The number of people taking their own lives in the Dungannon District more than doubled during the economic downturn with men aged 24 to 64 worst affected, it has been revealed.
Official figures show that the number of suicides in the local district spiked in 2008 at twelve, from lows of one suicide in each of the years 2002 and 2003.
In fact, more Dungannon people died as a result of suicide in 2008 than in the six years between 1998 and 2004, according to the Northern Ireland Statistics and Research Agency.
Reassuringly, the suicide rate has dropped markedly since 2008, with only four people recorded as taking their own lives in 2012.

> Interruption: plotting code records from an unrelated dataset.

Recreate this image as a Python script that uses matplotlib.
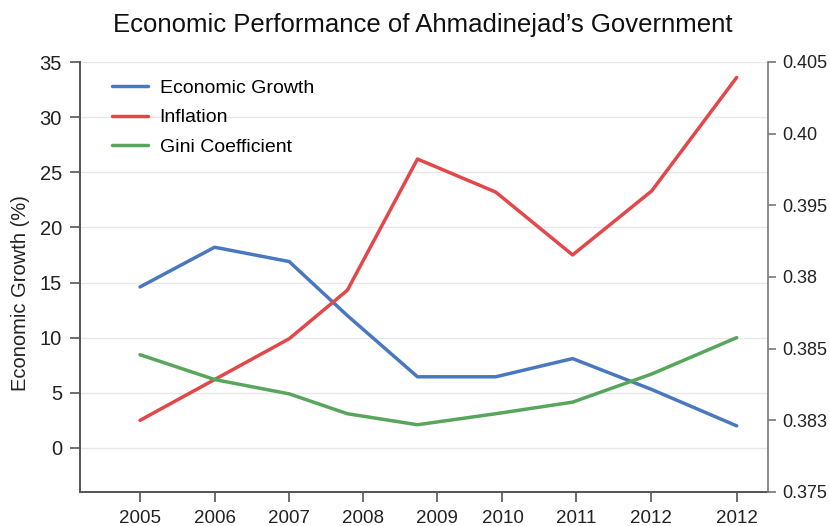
import numpy as np
import matplotlib
matplotlib.use("Agg")
import matplotlib.pyplot as plt

plt.rcParams['font.family'] = ['Liberation Sans', 'DejaVu Sans']

# Positions along the year axis and the labels of the year ticks
x_pos = [0, 1.0, 2.0, 2.78, 3.72, 4.77, 5.80, 6.86, 8.0]
tick_pos = [0, 1.0, 2.0, 2.99, 3.98, 4.86, 5.85, 6.85, 8.0]
tick_labels = ["2005", "2006", "2007", "2008", "2009", "2010", "2011", "2012", "2012"]

economic_growth = [14.6, 18.2, 16.9, 12.0, 6.45, 6.45, 8.1, 5.3, 2.0]
inflation = [2.5, 6.2, 9.9, 14.3, 26.2, 23.2, 17.5, 23.3, 33.6]
gini = [8.45, 6.2, 4.9, 3.1, 2.1, 3.1, 4.15, 6.7, 10.0]

right_ticks = np.linspace(0.375, 0.405, 7)
right_labels = ["0.375", "0.383", "0.385", "0.38", "0.395", "0.40", "0.405"]

fig = plt.figure(figsize=(8.3, 5.26), dpi=100)
ax = fig.add_axes([80 / 830, 1 - 492 / 526, (768 - 80) / 830, (492 - 62) / 526])

ax.plot(x_pos, economic_growth, color="#4A78BE", lw=2.5, label="Economic Growth", solid_capstyle="round")
ax.plot(x_pos, inflation, color="#E2484A", lw=2.5, label="Inflation", solid_capstyle="round")
ax.plot(x_pos, gini, color="#58A65C", lw=2.5, label="Gini Coefficient", solid_capstyle="round")

ax.set_xlim(-0.805, 8.42)
ax.set_ylim(-4, 35)
ax.set_yticks(range(0, 36, 5))
ax.set_xticks(tick_pos)
ax.set_xticklabels(tick_labels)
ax.grid(axis="y", color="#e8e8e8", lw=1)
ax.set_axisbelow(True)
ax.tick_params(axis="x", labelsize=13.5, colors="#222222", pad=6, length=7, width=1.2, color="#555555")
ax.tick_params(axis="y", labelsize=14.5, colors="#222222", pad=6, length=7, width=1.2, color="#555555")
for s in ["top", "right"]:
    ax.spines[s].set_visible(False)
for s in ["left", "bottom"]:
    ax.spines[s].set_color("#555555")
    ax.spines[s].set_linewidth(1.4)
ax.set_ylabel("Economic Growth (%)", fontsize=14.5, color="#222222")
ax.yaxis.set_label_coords(-0.073, 0.463)

ax2 = ax.twinx()
ax2.set_ylim(0.375, 0.405)
ax2.set_yticks(right_ticks)
ax2.set_yticklabels(right_labels)
ax2.tick_params(axis="y", labelsize=13, colors="#222222", color="#777777", length=6, width=1.2, pad=4)
for s in ["top", "left", "bottom"]:
    ax2.spines[s].set_visible(False)
ax2.spines["right"].set_color("#777777")
ax2.spines["right"].set_linewidth(1.2)

ax.legend(loc="upper left", bbox_to_anchor=(0.021, 1.0), frameon=False, fontsize=14,
          handlelength=1.85, handletextpad=0.6, labelspacing=0.6, borderaxespad=0.5)

fig.suptitle("Economic Performance of Ahmadinejad\u2019s Government", x=0.509, y=0.975,
             fontsize=18.5, color="#111111")

fig.savefig("out.png", dpi=100)
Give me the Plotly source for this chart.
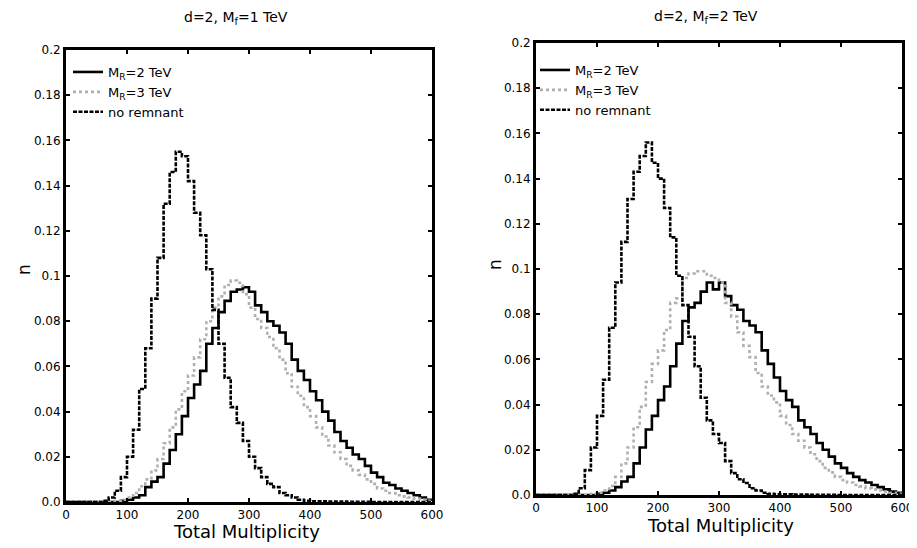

The spike in suicides has been repeated across the UK, and has been linked by the Government’s Medical Research Council to unemployment and recession.
Social scientist Dr Srinivasa Katikireddi of the Research Council said: “There is a wealth of research showing mental health has suffered due to the recession, with people even taking their own lives. I suspect job insecurity plays a part. This is an urgent public health priority.”
Dr David Stuckler, a sociologist at Cambridge University, also linked a rise in suicides to the recession.
His study, published in the British Medical Journal, found the number of unemployed men rose on average by 25.6 per cent each year from 2008 to 2010, which was associated with an annual increase in male suicides of 3.6 per cent.
Dr Stuckler said: “Much of men’s identity and sense of purpose is tied up with a job. It brings income, status, importance.”
He called for improved mental health services and programmes to help people back to work.
The latest figures show that a total of 3,288 suicides were registered in Northern Ireland from the beginning of 1998 to the end of 2012.
Of those who died from suicide, 77% were men.
In the last 10 years the suicide rate per 100,000 of the population in Northern Ireland has increased from 10.8 in 2002 to 15.2 in 2012.
The highest number of deaths registered between 1998 and 2012 was in Belfast where 718 people took their own lives over the 15 year period. The lowest number was in Moyle District Council area where 31 people died from suicide.
The highest suicide rate over the last three years was in the most deprived council area (Belfast) and the lowest was in the least deprived area (Magherafelt).
According to the Department of Health, Northern Ireland faces a difficult challenge to reduce suicide rates, particularly in light of the additional threat posed by the current economic downturn.
It adds that it is now more important than ever to work across all sectors to reduce the high incidence of suicide and self-harm in our local communities.
The average annual suicide rate per 100,000 of the population based on the last three years’ data (2010-12) was 24 deaths in Belfast compared to seven in Magherafelt.
The 2008/11 Programme for Government set the target of an average annual death rate of 10.7 per 100,000 of population over the three year period 2010 to 2012.
However, the average annual suicide registration rate per 100,000 of the population in Northern Ireland for 2010-12 was 16 deaths.